Ein Jahr in drei Monaten: Die Kalender-Utopie des Radsports

Frankfurt/Main – In der Radsport-Theorie klingt alles ganz einfach. Bis zum 1. August wird die World Tour wegen der derzeitigen Coronavirus-Pandemie gestoppt, danach sollen nacheinander alle großen Rundfahrten ausgetragen und alle wichtigen Frühjahrsklassiker nachgeholt werden.

Die dazwischenliegende Straßenrad-WM soll wie geplant stattfinden. Ein ganzes Jahr binnen drei Monaten? Während die Verantwortlichen derzeit versuchen, das Nötigste zu retten, wachsen bei den Fahrern die Zweifel an den Plänen.
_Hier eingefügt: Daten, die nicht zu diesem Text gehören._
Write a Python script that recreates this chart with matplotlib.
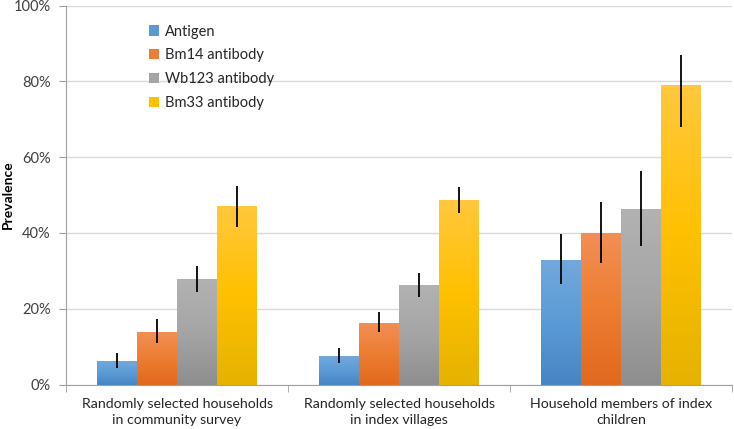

Der frühere Straßenrad-Weltmeister Alejandro Valverde beispielsweise glaubt nicht an eine schnelle Rückkehr der Normalität im Radsport. «Wir wollen, dass der Sport wieder in Gang kommt, aber um ehrlich zu sein, bin ich sehr pessimistisch, dass es dieses Jahr passieren wird. Zu Beginn der Quarantäne war ich noch hoffnungsvoll, aber immer mehr denke ich, dass es überhaupt keine Rennen geben wird», sagte der Spanier der Zeitung «El Mundo».

Startschuss für den vollgepacktesten Herbst der Radsport-Geschichte soll die Tour de France sein, die nach ihrer Verschiebung um zwei Monate nun für August und September angesetzt ist. Tour-Boss  Christian Prudhomme sagte dazu vor einer Woche ohne einen Hauch von Zweifel: «Die Tour wurde in ihrer Geschichte noch nie so spät durchgeführt, aber sie wird vom 29. August bis zum 20. September stattfinden.» Prudhomme fügte an, er habe mit 49 Verantwortlichen telefoniert, die der Verlegung allesamt zustimmten.

Der 59 Jahre alte Franzose klang dabei so, als ob sich alle Sorgen rund um das Virus, die eine Austragung für Juni und Juli unmöglich gemacht haben, bis dahin erledigt hätten. Nach wie vor sind die großen Drei-Wochen-Rundfahrten und die Ein-Tages-Monumente des  Radsports mit Publikum geplant und sollen in den Monaten September, Oktober und November nahtlos aufeinanderfolgen. Das klingt so, als ob Reiseveranstalter vom einen auf den anderen Tag sofort wieder alle Fernreisen anbieten, Hotels bei Wiedereröffnung sofort sämtliche Kapazitäten nutzen und die Feier-Hochburgen auf Mallorca direkt wieder mit ausverkauften Party-Palästen locken.

Das Zeitspiel des Radsport-Business ist verständlich, weil es um Existenzen und den Fortbestand der Szene in seiner bisherigen Form geht. Der deutsche Zeitfahr-Spezialist Tony Martin sagte dazu in der «Frankfurter Allgemeinen Zeitung»: «Angst macht mir die wirtschaftliche Situation, dass das eine oder andere Team diese Phase nicht überstehen könnte. Und dass auch Rennveranstalter dies nicht überstehen könnten. Das wären dann Schäden, die irreparabel sind.»  Für Martin ist vor allem die Tour, die etwa 70 Prozent der  Gesamtumsätze ausmacht, «existenziell wichtig».

In Sachen Tour besteht Prudhomme bislang auf eine normale Austragung mit vollen Straßen und riesiger Faszination. Für die Teams, die von den Sponsoren-Einnahmen leben, ist das Nebensache, weshalb der Begriff Geistertour mit andauernder Krise genauso häufiger zu hören sein wird wie der Vorschlag einer weiteren Verlegung.

Ein Problem dürfte dem Radsport in Zeiten der Pandemie bleiben: Er hat so schlechte Startvoraussetzungen wie kaum eine andere Sportart. Während für Fußball und weitere Mannschaftssportarten Szenarien mit Quarantäne, Isolation und einem Austragungsort in einem Stadion denkbar sind, bewegt sich der Radsport von Tag zu Tag weiter. Für das Beispiel Tour bedeutet das: Über 3000 Kilometer Strecke, jeden Tag neue Hotels, jeden Tag ein neues Umfeld. Schon Kleinigkeiten würden genügen, um dieses labile Konstrukt zu einem Einsturz zu bringen, bevor der proppevolle Herbst überhaupt in seine heiße Phase geht.